Systematic generation of the test cases can be simplified with the use of python. Looping through each paramater of interest, create a directory and write a input file in each directory

import os, shutil

# set default values

myvals = {
  'AXI':'1 D0',
  'RAT':'1',
  'LAM':'0.665 D0',
  'MRR':'1.05 D0',
  'MRI':'0.01 D0',
  'EPS':'2.0 D0',
  'ALPHA':'0 D0',
  'BETA':'63.4 D0'
}

# calculate desired cases here
# I only vary size, shape, and zenith angle for my problem
# omitted for brevity

for (radius, beta, eps), datadir in zip(datavals, datadirs):
  # ensure directory exists here
  # omitted for brevity

  # replace defaults with looping values
  myvals['AXI'] = f"{radius:.1f} D0"
  myvals['BETA'] = f"{beta:.2f} D0"
  myvals['EPS'] = f"{eps:.2f} D0"

  # in Fortran we read as space delimited data like
  # READ(io, *) AXI, RAT, LAM, MRR, MRI, EPS, ALPHA, BETA
  keys = ['AXI','RAT','LAM','MRR','MRI','ALPHA','BETA']
  writevals = [ f"{myvals[key]}".replace(' ','') for key in keys ]
  line = ' '.join(writevals)

  with open(f'{datadir}/input.txt','w') as file:
    file.write(line)

which ensures that each case of interest is generated in a way that HTCondor can locate and run.

Finally, we must tell HTCondor how to execute each test case.
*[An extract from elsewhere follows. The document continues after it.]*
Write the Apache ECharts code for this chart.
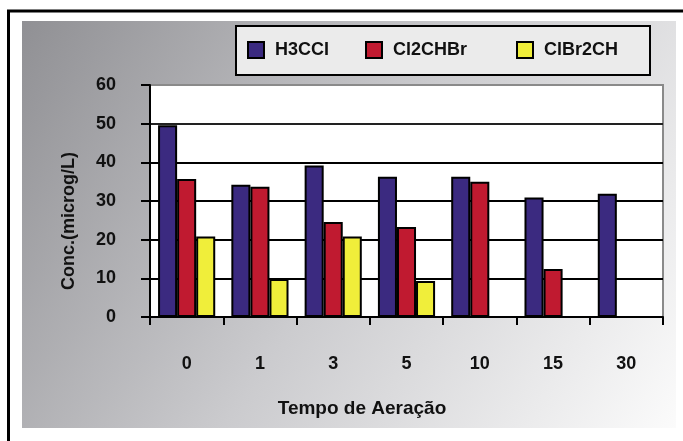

The submission file looks like

container_image = docker://quay.io/sharry1679/myhpc:latest
universe = container

initialdir = $(job_dir)
executable = run.sh

should_transfer_files = YES

transfer_input_files = main_precompile,input.txt

request_cpus = 8
request_memory = 1G
request_disk = 5G

queue job_dir from job-dirs.txt

where job-dirs.txt can be populated with a shell command like

find . -type d -exec test -e {}/input.txt -a ! -e {}/test.gz -print | tee job-dirs.txt | wc -l

because the input file must exist and the output file must not exist in any directory that needs to be processed by HTCondor. By default Mischenko’s code produces and output file called test but the storage savings of compressing with gzip or similar are substantial.

Finally, all of the output data can be scanned and organized into an sqlite database for postprocessing.

conn = sqlite3.connect("inherent_optical_properties.db")
cur = conn.cursor()

cur.execute("DROP TABLE IF EXISTS wave")
cur.execute('''
CREATE TABLE IF NOT EXISTS wave
(valid_results INTEGER, aspect_ratio REAL, light_length REAL, equal_sphere_radius REAL,
minor_radius REAL, major_radisu REAL, minor_diameter REAL, major_diameter REAL,
polar_angle REAL, c_ext REAL, c_sca REAL, c_abs REAL,
equal_sphere_radius_int INTEGER, aspect_ratio_int INTEGER,
UNIQUE (equal_sphere_radius_int , aspect_ratio_int) )
''')

def extract_data_from_dir(dirname):
  '''
  This function parses input.txt and test.gz
  from the fotran program output into a sqlite3 friendly form
  '''
  pass

# identify all the available directories here

mydata = map(extract_data_from_dir, dirnames)

cur.executemany(''' INSERT INTO wave VALUES
(:valid_results, :aspect_ratio, :light_length, :equal_sphere_radius,
:minor_radius, :major_radius, :minor_diameter, :major_diameter,
:polar_angle, :c_ext, :c_sca, :c_abs, :equal_sphere_radius_int, :aspect_ratio_int)''', mydata)

conn.commit()
cur.close()
conn.close()

which allows for identification of cases with SQL SELECT statements that simplify the searching process.